Age 5: I was very inquisitive, creative and innovative. My parents encouraged and supported me in all my endeavors. Of course as a child I also had endless amounts of playtime. Even when my baby brother couldn’t or wouldn’t play with me I had imaginary friends plus I loved playing with ants. Probably from the ants point of view I was a sadistic child torturing them and they were glad when my Mom called me in for lunch or dinner!

Age 50+ The institution discourages creativity or thinking of any kind. I’m now paid to be a drone, a wage slave, a mindless robot. In fact I’ve been warned by a certain supervisor that any deviation from the expected will result in disciplinary action. So I hide my intelligence and let everyone think that I’m stupid. Makes life easier.

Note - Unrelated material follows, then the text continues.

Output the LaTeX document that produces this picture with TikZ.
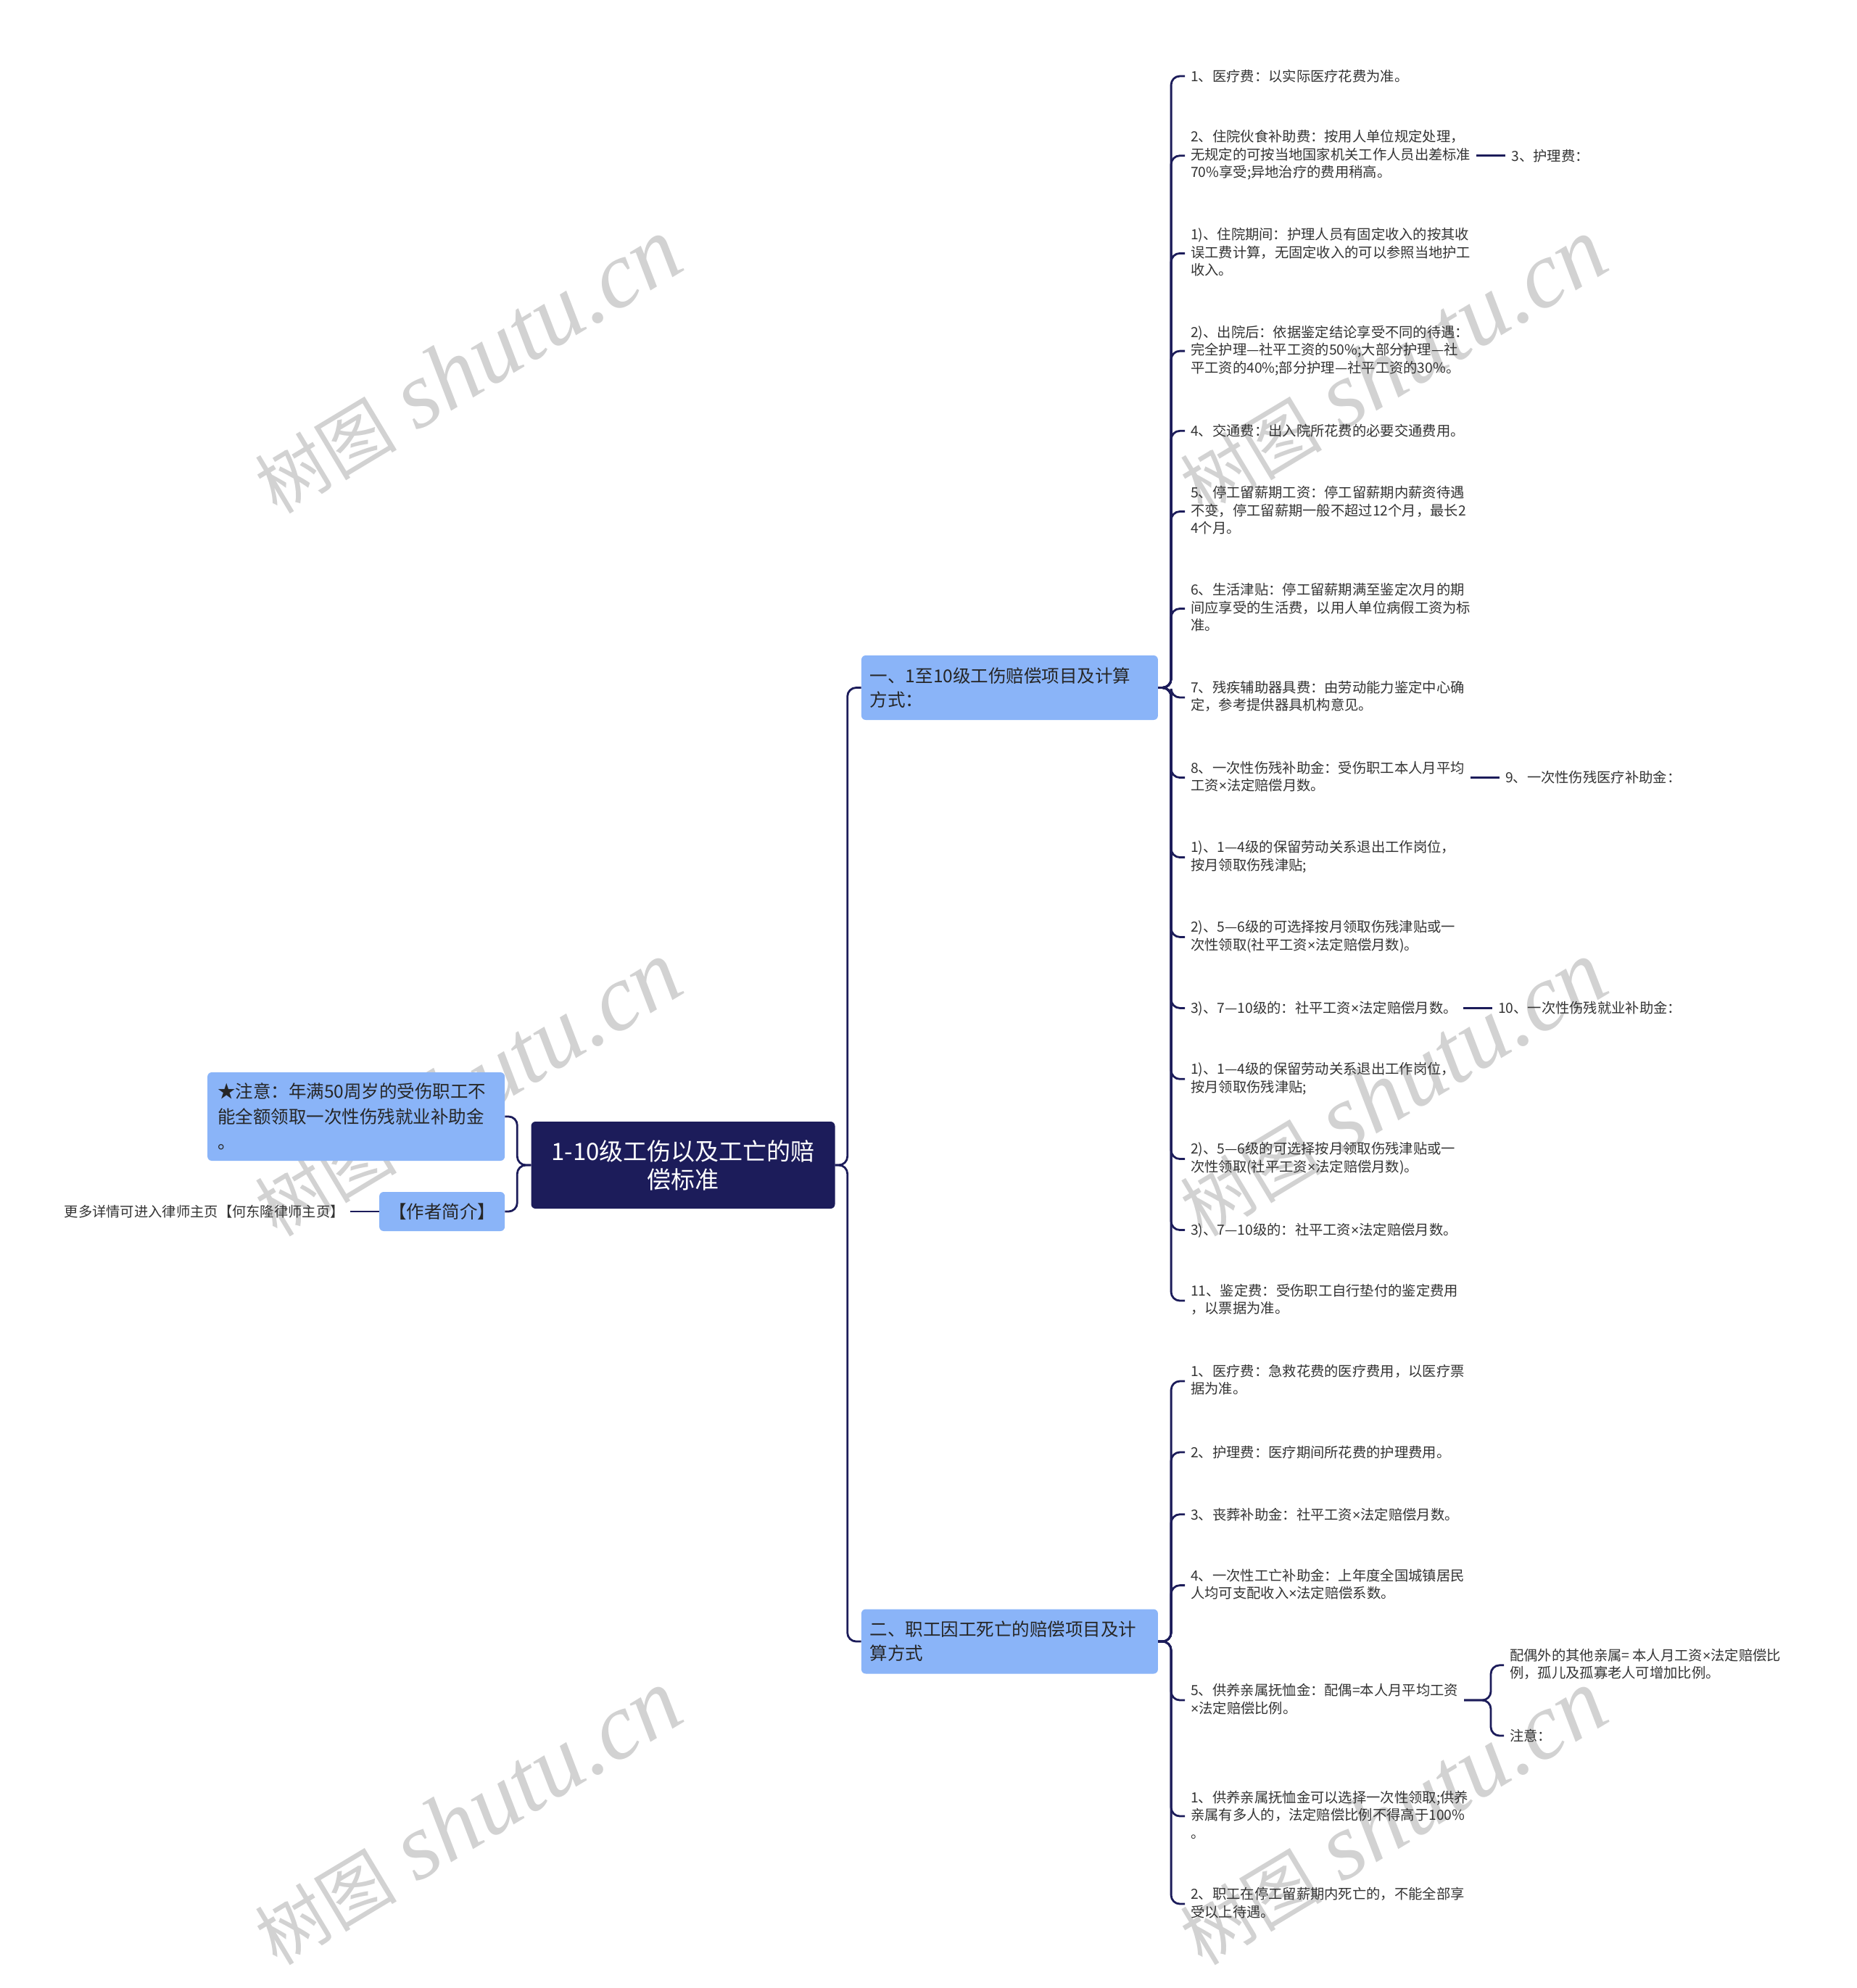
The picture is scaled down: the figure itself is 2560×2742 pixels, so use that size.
\documentclass[tikz,border=0pt]{standalone}
\usepackage{fontspec}
\setmainfont{Noto Sans CJK SC}
\newfontfamily\wmfont{Liberation Serif}
\newfontfamily\latinfont{Liberation Sans}
\usetikzlibrary{positioning,calc}
\definecolor{maplink}{HTML}{1C1C5A}
\definecolor{rootfill}{HTML}{1C1C5A}
\definecolor{branchfill}{HTML}{8AB4F8}
\definecolor{leaftext}{HTML}{333333}
\definecolor{wmgray}{HTML}{D2D2D2}
\newcommand{\shututext}{{\fontsize{98}{98}\selectfont 树图}\hspace{28pt}{\wmfont\itshape\fontsize{130}{130}\selectfont shutu.cn}}
\newcommand{\leafstrut}{\rule[-4.9pt]{0pt}{24.5pt}}
\newcommand{\mul}{{\latinfont ×}}

\begin{document}
\begin{tikzpicture}[
    x=1pt, y=1pt,
    node distance=61.2pt and 40pt,
    root/.style={rectangle, fill=rootfill, rounded corners=6pt, text=white, minimum width=419pt, minimum height=120pt, align=center, font=\fontsize{33}{39}\selectfont},
    branch/.style={rectangle, fill=branchfill, rounded corners=6pt, text=black!85, text width=385pt, inner xsep=12pt, minimum height=89pt, align=left, font=\fontsize{24.5}{33}\selectfont},
    notebox/.style={rectangle, fill=branchfill, rounded corners=6pt, text=black!85, text width=382pt, inner xsep=14pt, minimum height=122pt, align=left, font=\fontsize{24.5}{35}\selectfont},
    authorbox/.style={rectangle, fill=branchfill, rounded corners=6pt, text=black!85, minimum width=173pt, minimum height=54pt, inner xsep=0pt, font=\fontsize{24.5}{30}\selectfont},
    leaf/.style={rectangle, anchor=west, inner xsep=8pt, inner ysep=0pt, align=left, text=leaftext, font=\fontsize{19.3}{24.5}\selectfont, execute at begin node=\leafstrut, execute at end node=\leafstrut},
    link/.style={draw=maplink, line width=2.8pt, rounded corners=12pt},
    wm/.style={text=wmgray, rotate=31}
]
\useasboundingbox (0,0) rectangle (2560,-2742);

% watermarks
\node[wm] (wm1) at (645,-505) {\shututext};
\node[wm] (wm2) at (1921,-505) {\shututext};
\node[wm] (wm3) at (645,-1502) {\shututext};
\node[wm] (wm4) at (1921,-1502) {\shututext};
\node[wm] (wm5) at (645,-2507) {\shututext};
\node[wm] (wm6) at (1921,-2507) {\shututext};

% Centre and main branches
\node[root] (root) at (942,-1607) {1-10级工伤以及工亡的赔\\偿标准};
\node[branch, right=36pt of root, yshift=658.5pt] (injury) {一、1至10级工伤赔偿项目及计算\\方式：};
\node[branch, right=36pt of root, yshift=-657pt] (death) {二、职工因工死亡的赔偿项目及计\\算方式};

% Left side
\node[notebox, left=36pt of root, yshift=67pt] (note) {★注意：年满50周岁的受伤职工不\\能全额领取一次性伤残就业补助金\\。};
\node[authorbox, left=36pt of root, yshift=-64pt] (author) {【作者简介】};
\node[leaf, anchor=east, left=40pt of author] (more) {更多详情可进入律师主页【何东隆律师主页】};

% Branch 1: injury items
\node[leaf] (injmed) at (1634,-105) {1、医疗费：以实际医疗花费为准。};
\node[leaf] (injfood) at (1634,-214.7) {2、住院伙食补助费：按用人单位规定处理，\\无规定的可按当地国家机关工作人员出差标准\\70\%享受;异地治疗的费用稍高。};
\node[leaf, right=of injfood] (injnurse) {3、护理费：};
\node[leaf] (injstay) at (1634,-349.4) {1)、住院期间：护理人员有固定收入的按其收\\误工费计算，无固定收入的可以参照当地护工\\收入。};
\node[leaf] (injout) at (1634,-484.1) {2)、出院后：依据鉴定结论享受不同的待遇：\\完全护理—社平工资的50\%;大部分护理—社\\平工资的40\%;部分护理—社平工资的30\%。};
\node[leaf] (injtraffic) at (1634,-594.3) {4、交通费：出入院所花费的必要交通费用。};
\node[leaf] (injwage) at (1634,-705.5) {5、停工留薪期工资：停工留薪期内薪资待遇\\不变，停工留薪期一般不超过12个月，最长2\\4个月。};
\node[leaf] (injliving) at (1634,-839.5) {6、生活津贴：停工留薪期满至鉴定次月的期\\间应享受的生活费，以用人单位病假工资为标\\准。};
\node[leaf] (injaid) at (1634,-962) {7、残疾辅助器具费：由劳动能力鉴定中心确\\定，参考提供器具机构意见。};
\node[leaf] (injlump) at (1634,-1072.5) {8、一次性伤残补助金：受伤职工本人月平均\\工资\mul 法定赔偿月数。};
\node[leaf, right=of injlump] (injlumpmed) {9、一次性伤残医疗补助金：};
\node[leaf] (injgradeA) at (1634,-1182.5) {1)、1—4级的保留劳动关系退出工作岗位，\\按月领取伤残津贴;};
\node[leaf] (injgradeB) at (1634,-1292.4) {2)、5—6级的可选择按月领取伤残津贴或一\\次性领取(社平工资\mul 法定赔偿月数)。};
\node[leaf] (injgradeC) at (1634,-1390.4) {3)、7—10级的：社平工资\mul 法定赔偿月数。};
\node[leaf, right=of injgradeC] (injjob) {10、一次性伤残就业补助金：};
\node[leaf] (injgradeD) at (1634,-1488.3) {1)、1—4级的保留劳动关系退出工作岗位，\\按月领取伤残津贴;};
\node[leaf] (injgradeE) at (1634,-1598.5) {2)、5—6级的可选择按月领取伤残津贴或一\\次性领取(社平工资\mul 法定赔偿月数)。};
\node[leaf] (injgradeF) at (1634,-1696.5) {3)、7—10级的：社平工资\mul 法定赔偿月数。};
\node[leaf] (injassess) at (1634,-1794) {11、鉴定费：受伤职工自行垫付的鉴定费用\\，以票据为准。};

% Branch 2: death items
\node[leaf] (dthmed) at (1634,-1905) {1、医疗费：急救花费的医疗费用，以医疗票\\据为准。};
\node[leaf] (dthnurse) at (1634,-2003) {2、护理费：医疗期间所花费的护理费用。};
\node[leaf] (dthfuneral) at (1634,-2088.7) {3、丧葬补助金：社平工资\mul 法定赔偿月数。};
\node[leaf] (dthlump) at (1634,-2186.6) {4、一次性工亡补助金：上年度全国城镇居民\\人均可支配收入\mul 法定赔偿系数。};
\node[leaf] (dthpension) at (1634,-2345) {5、供养亲属抚恤金：配偶=本人月平均工资\\\mul 法定赔偿比例。};
\node[leaf] (dthspouse) at (2074,-2296.8) {配偶外的其他亲属= 本人月工资\mul 法定赔偿比\\例，孤儿及孤寡老人可增加比例。};
\node[leaf] (dthnote) at (2074,-2394) {注意：};
\node[leaf] (dthchoose) at (1634,-2505) {1、供养亲属抚恤金可以选择一次性领取;供养\\亲属有多人的，法定赔偿比例不得高于100\%\\。};
\node[leaf] (dthstop) at (1634,-2626) {2、职工在停工留薪期内死亡的，不能全部享\\受以上待遇。};

% Connectors: centre
\draw[link] (root.east) -- ++(17,0) |- (injury.west);
\draw[link] (root.east) -- ++(17,0) |- (death.west);
\draw[link] (root.west) -- ++(-19,0) |- (note.east);
\draw[link] (root.west) -- ++(-19,0) |- (author.east);
\draw[link] (author.west) -- (more.east);

% Connectors: branch 1
\draw[link] (injury.east) -- ++(18,0) |- (injmed.west);
\draw[link] (injury.east) -- ++(18,0) |- (injfood.west);
\draw[link] (injury.east) -- ++(18,0) |- (injstay.west);
\draw[link] (injury.east) -- ++(18,0) |- (injout.west);
\draw[link] (injury.east) -- ++(18,0) |- (injtraffic.west);
\draw[link] (injury.east) -- ++(18,0) |- (injwage.west);
\draw[link] (injury.east) -- ++(18,0) |- (injliving.west);
\draw[link] (injury.east) -- ++(18,0) |- (injaid.west);
\draw[link] (injury.east) -- ++(18,0) |- (injlump.west);
\draw[link] (injury.east) -- ++(18,0) |- (injgradeA.west);
\draw[link] (injury.east) -- ++(18,0) |- (injgradeB.west);
\draw[link] (injury.east) -- ++(18,0) |- (injgradeC.west);
\draw[link] (injury.east) -- ++(18,0) |- (injgradeD.west);
\draw[link] (injury.east) -- ++(18,0) |- (injgradeE.west);
\draw[link] (injury.east) -- ++(18,0) |- (injgradeF.west);
\draw[link] (injury.east) -- ++(18,0) |- (injassess.west);
\draw[link] (injfood) -- (injnurse);
\draw[link] (injlump) -- (injlumpmed);
\draw[link] (injgradeC) -- (injjob);

% Connectors: branch 2
\draw[link] (death.east) -- ++(18,0) |- (dthmed.west);
\draw[link] (death.east) -- ++(18,0) |- (dthnurse.west);
\draw[link] (death.east) -- ++(18,0) |- (dthfuneral.west);
\draw[link] (death.east) -- ++(18,0) |- (dthlump.west);
\draw[link] (death.east) -- ++(18,0) |- (dthpension.west);
\draw[link] (death.east) -- ++(18,0) |- (dthchoose.west);
\draw[link] (death.east) -- ++(18,0) |- (dthstop.west);
\coordinate (fork) at ($(dthspouse.west)+(-18,0)$);
\draw[link] (dthpension.east) -- (dthpension.east -| fork) |- (dthspouse.west);
\draw[link] (dthpension.east) -- (dthpension.east -| fork) |- (dthnote.west);

\end{tikzpicture}
\end{document}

However during the little free time I have when I’m not ill or an inmate of the asylum,  I enjoy being outdoors watching people and exploring. I especially enjoy the Botanic Gardens. Any of them, in any borough. I’m not particular. If I could get to the zoo I’d go there also.

One good difference between ages five and fifty-one is that now I hate television. Got rid of the TV back in January and don’t miss it. My vision has diminished so it’s very difficult for me to watch television. Gives me headaches. Plus there is nothing of value on TV anymore. Growing up in the 1960s was the golden age of television; mind you I was watching Felix the Cat and other old time cartoons, a few game shows, Romper Room, Batman, the Green Hornet, etc….

Also unlike today’s parents my mother and father restricted my TV viewing. I did not have a TV in my bedroom.  We had that one Black & White RCA Victor vacuum tube television in the living room which my father controlled. To this day I still hate Lawrence Welk and Mitch Miller! My parents were old-fashioned and expected me to spend most of my free time if not playing, then reading or drawing. As a result I could read by the time I was four and was a pretty good artist ages seven to seventeen.

Well enough walking down memory lane. Time for lunch with a side of Advils. Oh yes, the glories of getting older.